Sepkoski’s famous diversity curve seems to show that life has consistently been slammed by extinction, only to diversify to levels still even greater than before in each aftermath. While the tricks played by a patchy rock record mustn’t be overlooked, it appears to be the case that life is more diverse now than ever before. Did extinctions cause this, or would it have happened anyway?
Sepkoski curve, showing the big 5 extinctions, and the elusive Ediacaran/Cambrian changeover (marked as 0).
One of the earliest turnovers in life – and increases in complexity – is seen where the Ediacaran biota gives way to the Cambrian.
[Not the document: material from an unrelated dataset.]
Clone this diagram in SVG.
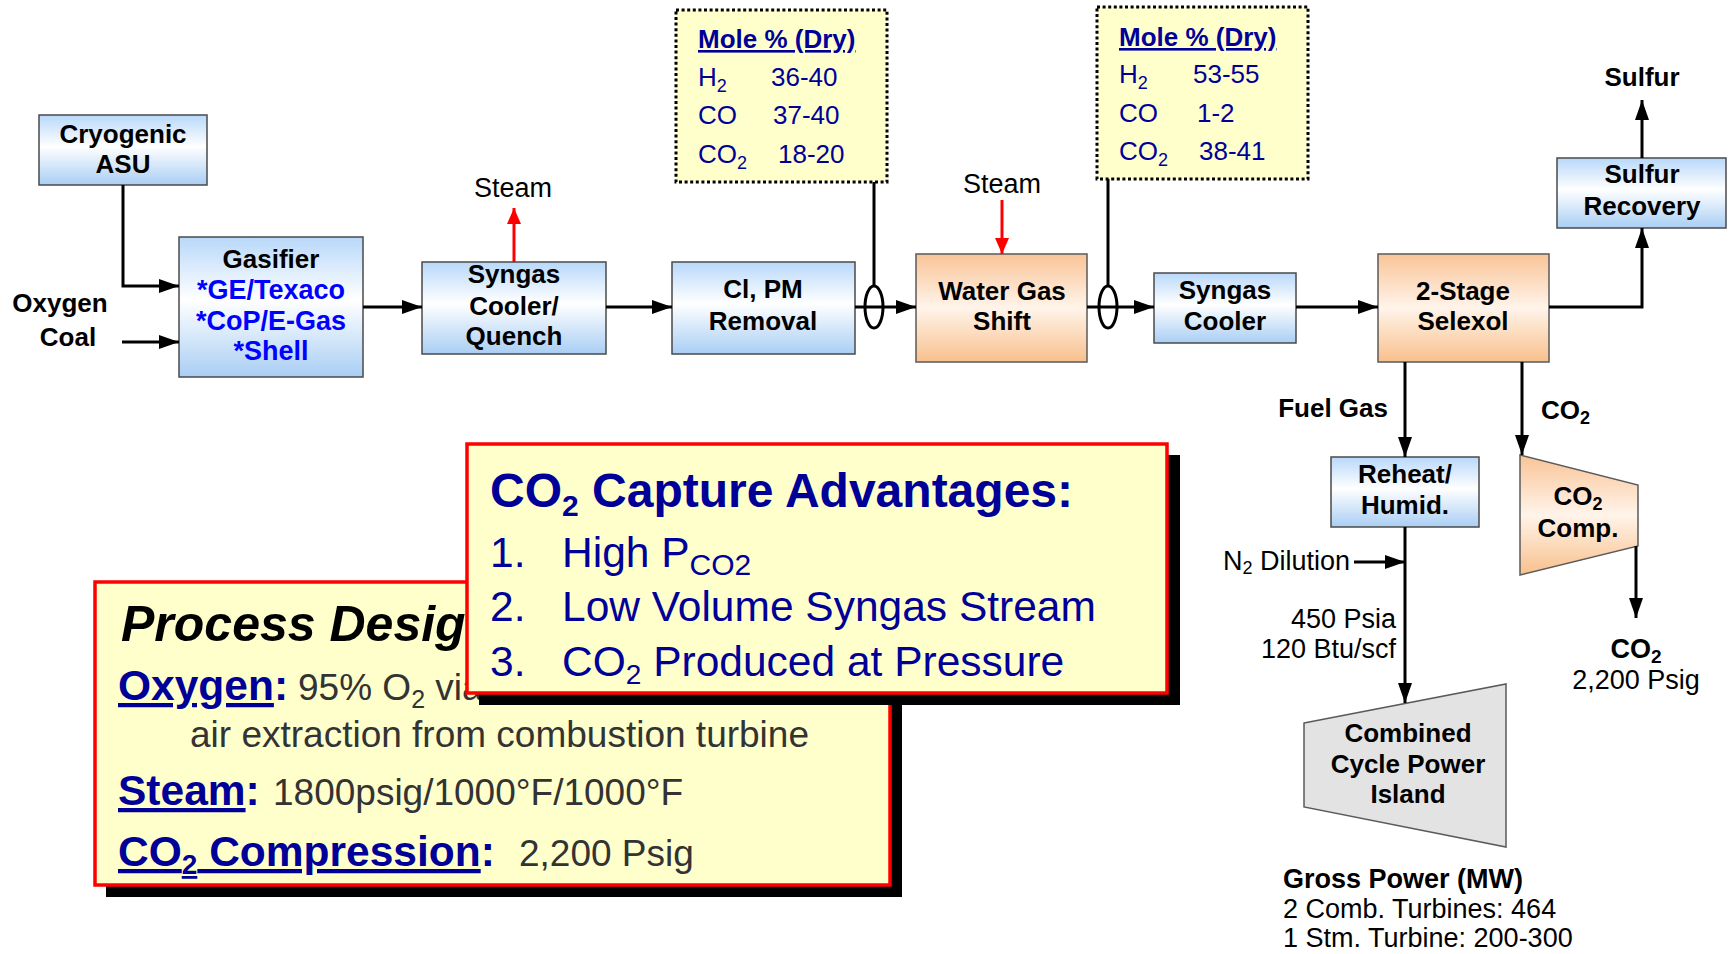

There has long been a search for a mass extinction to explain this. Did something wipe out most of the soft-bodied microbial mat dwellers, paving the way for Cambrian settlers? Or was the Cambrian “revolution” a takeover by organisms that had hit on more “winning designs*”? The jury is out. But if there was no great calamity responsible for the emergence of Cambrian life, it could support the idea that organisms would inevitably become more complex, rather than it being the result of plate-tectonic – or cosmic – intervention.
The Ediacaran: the age of doormats. (Source)
 Like many people, I think basic life probably springs up all over the galaxy, where the conditions are right. As for it evolving into more complex forms… This is a trickier question, one I cannot answer.
The role of plate-tectonics is, on the other hand, almost indisputable. A planet with no mass extinctions is probably oxymoronic: life is unlikely to exist without plate-tectonics, and most mass extinctions are caused by earth processes that result from plate-tectonics, therefore a planet with life, is naturally a planet with mass extinctions.

Perhaps the mythical planet without extinction would consist of little more than a billion year microbial soup (I think I ate that once while travelling). But then again, life may just... find a way.

*I use design in the colloquial sense. Of course nothing is designed in the natural world, it is selected for, based on advantage.